Pick a date you can't forget (many people use a birthday or New Year's week), put it in your calendar on repeat, and run the checklist below. The first audit takes the full hour. After that, most years it's twenty minutes of pleasant confirmation that everything is exactly where it should be — which is the entire point.

The audit, step by step

1 — The backup still exists and still reads

  • Physically retrieve your seed backup from its location
  • Inspect it: every word legible, no corrosion, no damage (steel makes this step boring — that's the goal)
  • Confirm the storage location itself is still sound — dry, private, undisturbed

2 — The backup still works

  • Run your hardware wallet's recovery-check feature against the plate — the plate, not your memory
  • Power on the device itself; confirm the PIN works and apply any firmware updates from the official app
  • If you use a passphrase wallet, verify you can still access it (and that any escrowed copy of the passphrase is intact)

3 — The paper trail is clean

  • Search your photos, cloud notes, and password manager for anything resembling the phrase — there should be nothing, but trust is not a verification method
  • Check which devices and browser extensions can currently touch your hot wallets; remove what you no longer use
  • Review exchange accounts: balances you meant to move to cold storage, security settings, stale API keys

4 — The people part still matches reality

  • Re-read your inheritance letter: is the location current? Are the named people still the right people?
  • Confirm your trusted person still knows a plan exists and where to start
  • If anything big changed this year — moved house, new relationship, new holdings — update the letter today, not "soon"
Rule of thumb

The audit follows the same privacy rules as setup day: work alone, no cameras, no reading words aloud, nothing typed into a connected device except a wallet's official recovery-check flow. An audit that leaks the phrase is worse than no audit.

When the audit finds a problem

That's the system working. A faded word, a plate that got moved during a renovation and now sits somewhere worse, an inheritance letter naming someone no longer in your life — every one of these is a five-alarm crisis on the day you need the backup and a minor errand today. If the backup itself is compromised or uncertain in any way, the clean fix is the calm version of an emergency: generate a fresh wallet, make a new verified metal backup, move the funds, retire the old setup. An afternoon, not a tragedy.

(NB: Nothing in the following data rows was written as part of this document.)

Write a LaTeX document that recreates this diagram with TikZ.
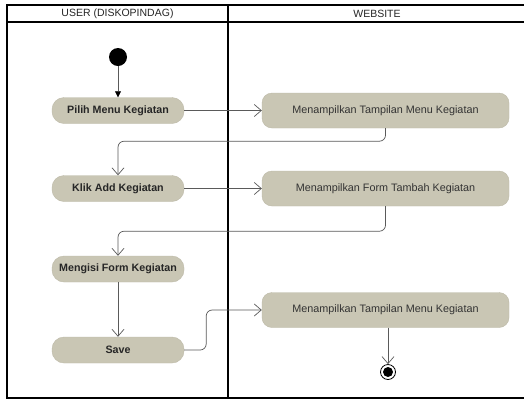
\documentclass[tikz,border=0pt]{standalone}
\usepackage{fontspec}
\setmainfont{Liberation Sans}
\usetikzlibrary{arrows.meta}
\definecolor{actfill}{HTML}{C9C6B4}
\definecolor{actline}{HTML}{BDBAA8}
\definecolor{flowgray}{HTML}{5A5A5A}
\tikzset{
  lane/.style={line width=1.8pt, black},
  useract/.style={rectangle, rounded corners=12pt, fill=actfill, draw=actline,
    minimum width=132pt, minimum height=26pt, inner sep=0pt,
    font=\fontsize{10.7}{12}\selectfont\bfseries, text=black!85},
  webact/.style={rectangle, rounded corners=10pt, fill=actfill, draw=actline,
    minimum width=247pt, minimum height=35pt, inner sep=0pt,
    font=\fontsize{10.8}{12}\selectfont, text=black!80},
  flow/.style={draw=flowgray, line width=0.7pt,
    -{Straight Barb[length=7pt,width=12pt,line width=0.7pt]}},
  initflow/.style={draw=flowgray, line width=0.7pt,
    -{Triangle[length=6pt,width=6pt,fill=black,color=black]}},
  lanehead/.style={font=\fontsize{10.5}{12}\selectfont, text=black!85},
}
\begin{document}
\begin{tikzpicture}[x=1pt,y=-1pt]
\useasboundingbox (0,0) rectangle (524,400);
\fill[white] (0,0) rectangle (524,400);

% swimlane frame
\draw[lane] (7,5) rectangle (528,398);
\draw[lane] (7,22) -- (528,22);
\draw[lane] (228,5) -- (228,398);
\node[lanehead] (hUser) at (117.5,13.5) {USER (DISKOPINDAG)};
\node[lanehead] (hWeb) at (377,13.5) {WEBSITE};

% initial and final states
\node[circle, fill=black, minimum size=18pt, inner sep=0pt] (start) at (118,57) {};
\node[circle, draw=black, line width=0.8pt, fill=white, minimum size=15pt, inner sep=0pt] (end) at (388,372) {};
\fill[black] (end.center) circle (5pt);

% activities
\node[useract] (pilih) at (118,110.5) {Pilih Menu Kegiatan};
\node[useract] (klik) at (118,188.5) {Klik Add Kegiatan};
\node[useract] (isi) at (118,269) {Mengisi Form Kegiatan};
\node[useract] (save) at (118,350) {Save};

\node[webact] (tampil1) at (385.5,110.5) {Menampilkan Tampilan Menu Kegiatan};
\node[webact] (form) at (385.5,188.5) {Menampilkan Form Tambah Kegiatan};
\node[webact] (tampil2) at (385.5,310) {Menampilkan Tampilan Menu Kegiatan};

% control flow
\draw[initflow] (start) -- (pilih);
\draw[flow] (pilih) -- (tampil1);
\draw[flow, rounded corners=6pt] (tampil1.south) -- ++(0,13) -| (klik.north);
\draw[flow] (klik) -- (form);
\draw[flow, rounded corners=6pt] (form.south) -- ++(0,25) -| (isi.north);
\draw[flow] (isi) -- (save);
\draw[flow, rounded corners=6pt] (save.east) -- ++(22,0) |- (tampil2.west);
\draw[flow] (end |- tampil2.south) -- (end);
\end{tikzpicture}
\end{document}
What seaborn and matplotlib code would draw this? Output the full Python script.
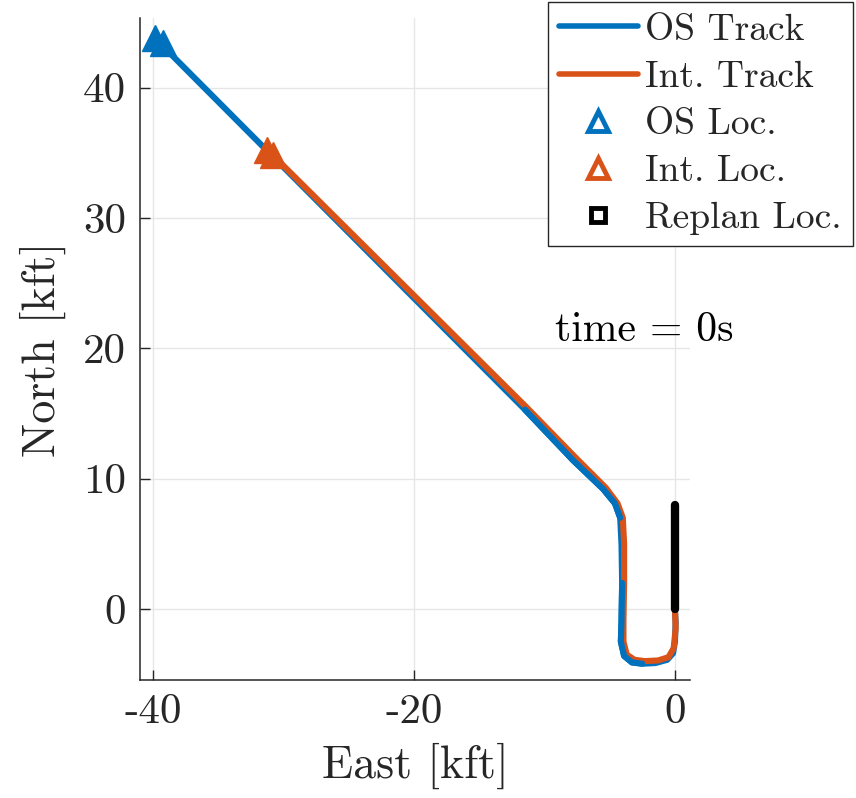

If your current backup is the part that wouldn't pass inspection — still on paper, never verified, location you're not proud of — that's a fixable finding too. The Zero To Secure kit turns it into one careful session, and Lesson 04 is the walkthrough.

You've finished the course

Eight lessons, and notice what they add up to: not paranoia, but a short list of careful things done once, plus one hour a year of maintenance. That's the whole discipline. Self-custody isn't a lifestyle of fear — it's the quiet confidence of knowing exactly where your keys are, exactly what protects them, and exactly who could recover them if they had to. Welcome to the small group of people who can say all three.

Key takeaways

  • Setups decay silently — a recurring calendar date is the countermeasure.
  • Verify four things yearly: the backup reads, the backup works, the digital trail is clean, the people plan matches reality.
  • Audit under the same privacy rules as setup day.
  • A problem found in an audit is an errand; the same problem found in an emergency is a catastrophe.
  • One careful setup plus one annual hour — that's the entire discipline.